-- Start EXERCISE DATA --
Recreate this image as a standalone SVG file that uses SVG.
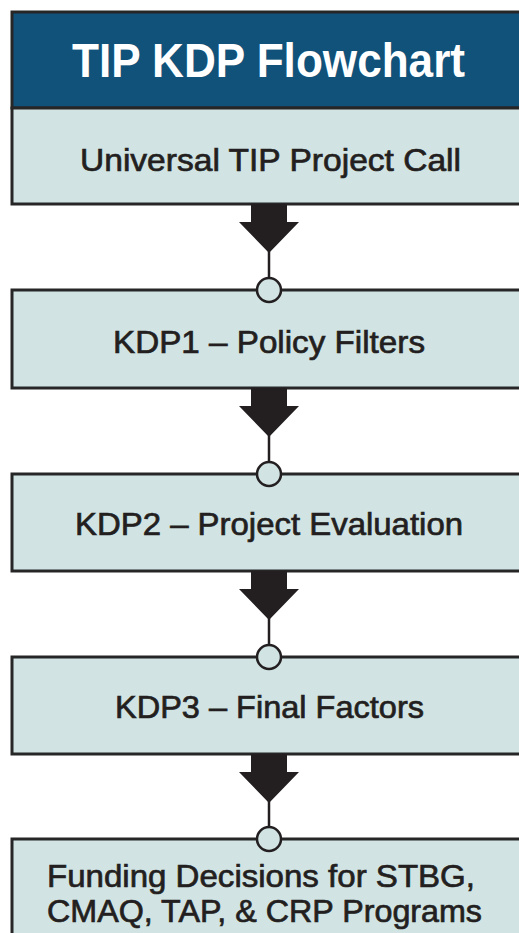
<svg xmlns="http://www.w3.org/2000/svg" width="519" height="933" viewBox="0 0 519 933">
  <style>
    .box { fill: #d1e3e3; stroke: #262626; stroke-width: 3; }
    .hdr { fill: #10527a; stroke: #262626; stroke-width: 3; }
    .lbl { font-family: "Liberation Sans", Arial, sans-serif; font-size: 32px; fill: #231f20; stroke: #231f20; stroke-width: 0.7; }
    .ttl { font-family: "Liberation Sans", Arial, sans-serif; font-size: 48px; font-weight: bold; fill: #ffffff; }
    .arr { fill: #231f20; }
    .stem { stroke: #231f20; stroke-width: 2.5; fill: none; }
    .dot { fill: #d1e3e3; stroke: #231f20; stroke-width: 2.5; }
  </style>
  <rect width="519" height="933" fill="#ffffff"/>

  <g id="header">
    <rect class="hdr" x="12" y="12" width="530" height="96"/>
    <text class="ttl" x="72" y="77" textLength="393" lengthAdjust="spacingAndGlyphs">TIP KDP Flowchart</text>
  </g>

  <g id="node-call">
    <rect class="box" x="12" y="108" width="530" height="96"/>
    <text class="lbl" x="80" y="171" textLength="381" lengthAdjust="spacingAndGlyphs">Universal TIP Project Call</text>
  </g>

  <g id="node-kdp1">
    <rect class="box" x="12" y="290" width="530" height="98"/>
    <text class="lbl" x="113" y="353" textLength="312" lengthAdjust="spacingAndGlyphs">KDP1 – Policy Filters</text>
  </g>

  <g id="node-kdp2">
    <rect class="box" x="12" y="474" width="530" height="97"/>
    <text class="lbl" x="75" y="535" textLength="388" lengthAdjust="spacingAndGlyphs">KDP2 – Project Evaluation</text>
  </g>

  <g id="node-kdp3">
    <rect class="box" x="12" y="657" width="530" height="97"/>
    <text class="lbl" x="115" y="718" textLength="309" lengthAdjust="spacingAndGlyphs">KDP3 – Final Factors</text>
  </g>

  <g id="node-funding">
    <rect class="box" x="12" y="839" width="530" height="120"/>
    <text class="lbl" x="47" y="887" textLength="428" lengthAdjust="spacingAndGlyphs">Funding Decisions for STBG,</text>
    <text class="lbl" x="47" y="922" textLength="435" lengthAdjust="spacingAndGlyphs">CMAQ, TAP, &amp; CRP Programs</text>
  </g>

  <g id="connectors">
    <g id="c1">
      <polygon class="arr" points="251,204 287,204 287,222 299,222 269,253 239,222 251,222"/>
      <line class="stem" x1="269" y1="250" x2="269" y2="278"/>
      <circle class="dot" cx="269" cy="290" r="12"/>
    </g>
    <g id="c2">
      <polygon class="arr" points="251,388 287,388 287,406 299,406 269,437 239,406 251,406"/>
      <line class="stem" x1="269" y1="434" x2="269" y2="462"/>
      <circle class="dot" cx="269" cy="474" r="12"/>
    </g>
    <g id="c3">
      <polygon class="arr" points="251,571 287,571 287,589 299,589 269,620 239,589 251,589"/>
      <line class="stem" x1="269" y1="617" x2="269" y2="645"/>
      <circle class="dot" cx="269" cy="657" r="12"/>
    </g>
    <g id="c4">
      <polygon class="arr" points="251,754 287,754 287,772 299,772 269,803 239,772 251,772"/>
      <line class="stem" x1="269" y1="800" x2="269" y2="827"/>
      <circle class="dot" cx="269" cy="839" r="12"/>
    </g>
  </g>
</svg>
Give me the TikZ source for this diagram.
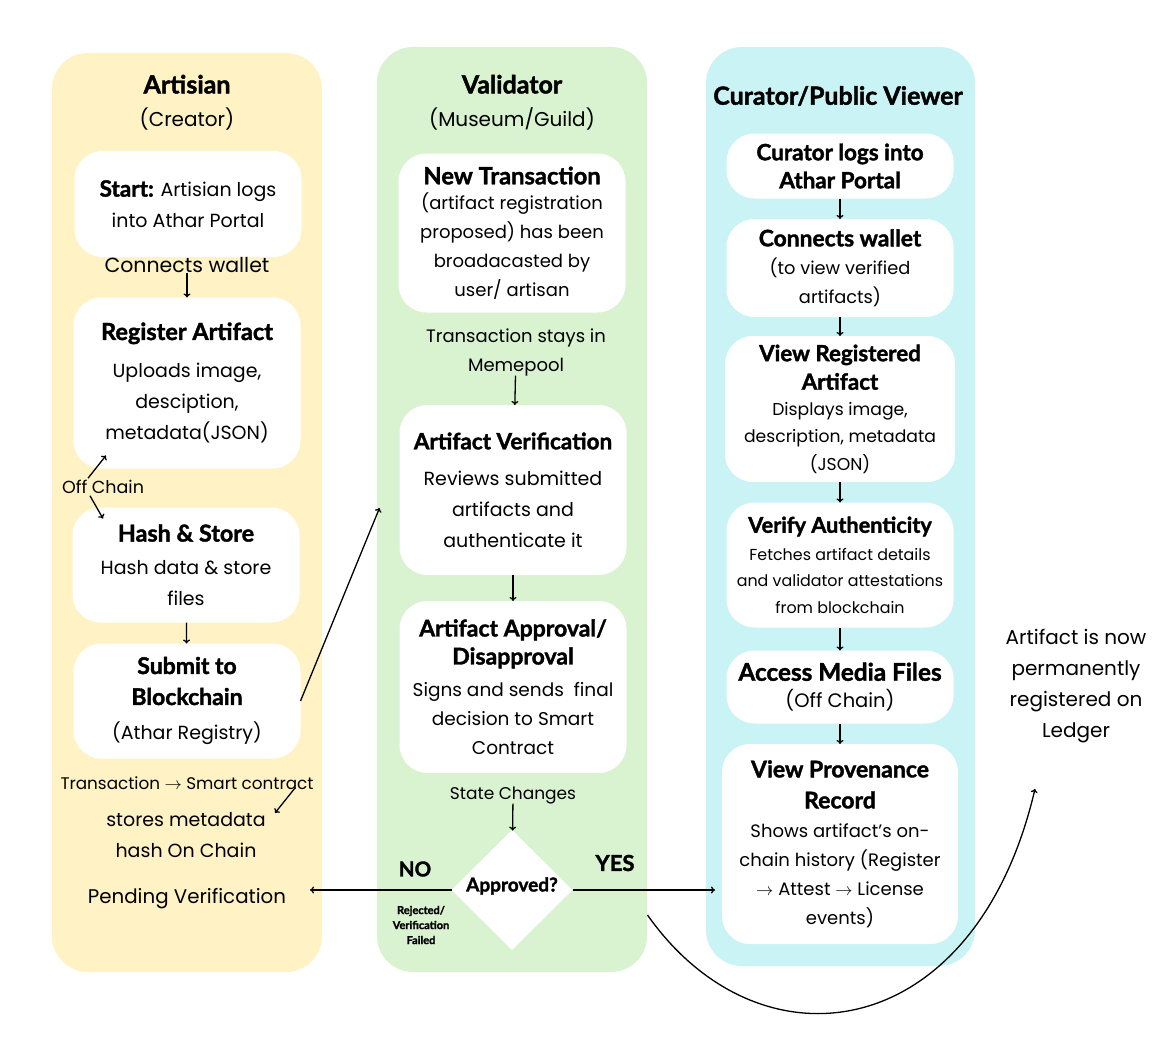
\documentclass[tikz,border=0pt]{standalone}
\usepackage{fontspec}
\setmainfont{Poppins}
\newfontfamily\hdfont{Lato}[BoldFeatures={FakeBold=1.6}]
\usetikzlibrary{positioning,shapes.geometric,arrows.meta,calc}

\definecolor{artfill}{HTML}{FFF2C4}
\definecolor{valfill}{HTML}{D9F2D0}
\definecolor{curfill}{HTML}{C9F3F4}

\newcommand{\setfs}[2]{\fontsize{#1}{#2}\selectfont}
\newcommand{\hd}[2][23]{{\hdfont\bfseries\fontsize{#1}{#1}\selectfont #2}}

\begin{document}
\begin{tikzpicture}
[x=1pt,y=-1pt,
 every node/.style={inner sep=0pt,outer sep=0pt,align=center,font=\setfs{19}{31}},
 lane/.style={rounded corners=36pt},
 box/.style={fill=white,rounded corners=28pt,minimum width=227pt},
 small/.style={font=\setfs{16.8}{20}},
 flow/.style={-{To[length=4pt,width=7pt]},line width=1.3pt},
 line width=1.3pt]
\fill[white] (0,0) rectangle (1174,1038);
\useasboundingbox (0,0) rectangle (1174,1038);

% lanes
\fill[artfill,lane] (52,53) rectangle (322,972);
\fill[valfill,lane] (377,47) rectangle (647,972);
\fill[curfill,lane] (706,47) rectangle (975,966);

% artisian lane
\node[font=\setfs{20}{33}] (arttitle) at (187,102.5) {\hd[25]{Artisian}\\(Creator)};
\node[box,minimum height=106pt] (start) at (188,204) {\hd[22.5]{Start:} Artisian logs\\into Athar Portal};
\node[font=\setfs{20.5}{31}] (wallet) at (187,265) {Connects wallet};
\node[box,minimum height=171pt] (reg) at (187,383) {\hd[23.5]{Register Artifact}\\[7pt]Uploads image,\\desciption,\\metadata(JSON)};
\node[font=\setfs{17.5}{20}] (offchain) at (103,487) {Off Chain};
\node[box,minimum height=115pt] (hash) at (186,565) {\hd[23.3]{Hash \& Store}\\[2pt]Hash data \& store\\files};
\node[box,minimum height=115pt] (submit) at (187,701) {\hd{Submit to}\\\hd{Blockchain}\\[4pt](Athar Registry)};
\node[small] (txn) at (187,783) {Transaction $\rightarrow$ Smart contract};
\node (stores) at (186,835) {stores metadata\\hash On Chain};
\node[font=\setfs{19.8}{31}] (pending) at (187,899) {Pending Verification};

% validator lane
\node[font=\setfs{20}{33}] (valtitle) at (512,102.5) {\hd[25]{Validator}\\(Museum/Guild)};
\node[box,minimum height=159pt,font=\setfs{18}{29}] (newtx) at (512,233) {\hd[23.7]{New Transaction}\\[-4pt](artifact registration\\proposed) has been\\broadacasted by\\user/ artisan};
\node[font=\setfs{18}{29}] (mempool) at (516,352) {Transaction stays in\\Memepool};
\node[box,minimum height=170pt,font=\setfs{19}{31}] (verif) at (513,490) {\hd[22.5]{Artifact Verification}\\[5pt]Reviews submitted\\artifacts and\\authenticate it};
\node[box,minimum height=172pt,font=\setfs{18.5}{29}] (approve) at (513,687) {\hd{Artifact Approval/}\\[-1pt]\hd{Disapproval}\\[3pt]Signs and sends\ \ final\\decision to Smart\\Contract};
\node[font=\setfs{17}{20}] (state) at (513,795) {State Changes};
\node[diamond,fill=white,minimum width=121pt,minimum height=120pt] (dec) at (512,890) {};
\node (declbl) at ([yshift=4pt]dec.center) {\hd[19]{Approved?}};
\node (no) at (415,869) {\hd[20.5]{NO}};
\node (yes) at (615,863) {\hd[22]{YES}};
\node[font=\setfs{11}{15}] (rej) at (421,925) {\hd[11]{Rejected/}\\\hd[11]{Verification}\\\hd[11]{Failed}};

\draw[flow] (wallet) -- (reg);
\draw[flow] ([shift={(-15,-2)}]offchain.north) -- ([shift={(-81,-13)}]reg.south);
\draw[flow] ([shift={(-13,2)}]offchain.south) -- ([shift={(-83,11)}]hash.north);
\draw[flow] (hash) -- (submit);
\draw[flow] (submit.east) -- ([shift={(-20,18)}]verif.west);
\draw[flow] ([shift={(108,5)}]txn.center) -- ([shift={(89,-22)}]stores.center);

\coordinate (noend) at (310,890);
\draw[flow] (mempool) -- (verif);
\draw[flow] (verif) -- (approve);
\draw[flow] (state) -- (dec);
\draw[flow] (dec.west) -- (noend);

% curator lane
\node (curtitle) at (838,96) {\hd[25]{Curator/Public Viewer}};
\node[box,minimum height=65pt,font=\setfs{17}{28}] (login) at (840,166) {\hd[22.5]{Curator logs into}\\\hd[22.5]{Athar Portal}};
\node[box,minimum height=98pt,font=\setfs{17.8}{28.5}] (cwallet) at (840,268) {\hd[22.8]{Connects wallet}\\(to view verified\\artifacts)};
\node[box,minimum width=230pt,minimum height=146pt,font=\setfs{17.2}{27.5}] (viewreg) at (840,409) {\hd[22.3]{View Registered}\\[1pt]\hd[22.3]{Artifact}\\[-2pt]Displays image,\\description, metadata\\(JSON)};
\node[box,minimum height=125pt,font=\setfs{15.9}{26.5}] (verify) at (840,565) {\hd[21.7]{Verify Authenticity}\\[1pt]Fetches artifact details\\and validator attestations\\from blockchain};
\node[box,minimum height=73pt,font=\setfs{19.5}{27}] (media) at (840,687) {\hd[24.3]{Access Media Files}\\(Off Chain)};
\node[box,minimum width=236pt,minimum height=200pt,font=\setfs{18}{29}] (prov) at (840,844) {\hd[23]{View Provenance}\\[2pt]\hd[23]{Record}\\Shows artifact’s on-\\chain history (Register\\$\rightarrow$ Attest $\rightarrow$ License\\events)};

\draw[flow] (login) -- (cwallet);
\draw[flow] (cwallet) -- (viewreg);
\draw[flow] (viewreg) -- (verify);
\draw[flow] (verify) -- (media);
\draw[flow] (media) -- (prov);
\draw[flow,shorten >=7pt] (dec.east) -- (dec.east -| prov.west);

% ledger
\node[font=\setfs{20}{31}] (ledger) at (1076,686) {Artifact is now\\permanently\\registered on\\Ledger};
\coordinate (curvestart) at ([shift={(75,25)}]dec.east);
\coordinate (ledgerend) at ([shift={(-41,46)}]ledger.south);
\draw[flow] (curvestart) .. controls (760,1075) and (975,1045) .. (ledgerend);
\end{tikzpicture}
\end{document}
-- End EXERCISE DATA --
EXERCISE DETAILS ->
Exclude any pictures, and restate word for word the lines from the one containing "Give me the TikZ source for this diagram." through the one containing "(706,47) rectangle (975,966);", both included.

SOLUTION TO THIS PROBLEM ->
Give me the TikZ source for this diagram.
\documentclass[tikz,border=0pt]{standalone}
\usepackage{fontspec}
\setmainfont{Poppins}
\newfontfamily\hdfont{Lato}[BoldFeatures={FakeBold=1.6}]
\usetikzlibrary{positioning,shapes.geometric,arrows.meta,calc}

\definecolor{artfill}{HTML}{FFF2C4}
\definecolor{valfill}{HTML}{D9F2D0}
\definecolor{curfill}{HTML}{C9F3F4}

\newcommand{\setfs}[2]{\fontsize{#1}{#2}\selectfont}
\newcommand{\hd}[2][23]{{\hdfont\bfseries\fontsize{#1}{#1}\selectfont #2}}

\begin{document}
\begin{tikzpicture}
[x=1pt,y=-1pt,
 every node/.style={inner sep=0pt,outer sep=0pt,align=center,font=\setfs{19}{31}},
 lane/.style={rounded corners=36pt},
 box/.style={fill=white,rounded corners=28pt,minimum width=227pt},
 small/.style={font=\setfs{16.8}{20}},
 flow/.style={-{To[length=4pt,width=7pt]},line width=1.3pt},
 line width=1.3pt]
\fill[white] (0,0) rectangle (1174,1038);
\useasboundingbox (0,0) rectangle (1174,1038);

% lanes
\fill[artfill,lane] (52,53) rectangle (322,972);
\fill[valfill,lane] (377,47) rectangle (647,972);
\fill[curfill,lane] (706,47) rectangle (975,966);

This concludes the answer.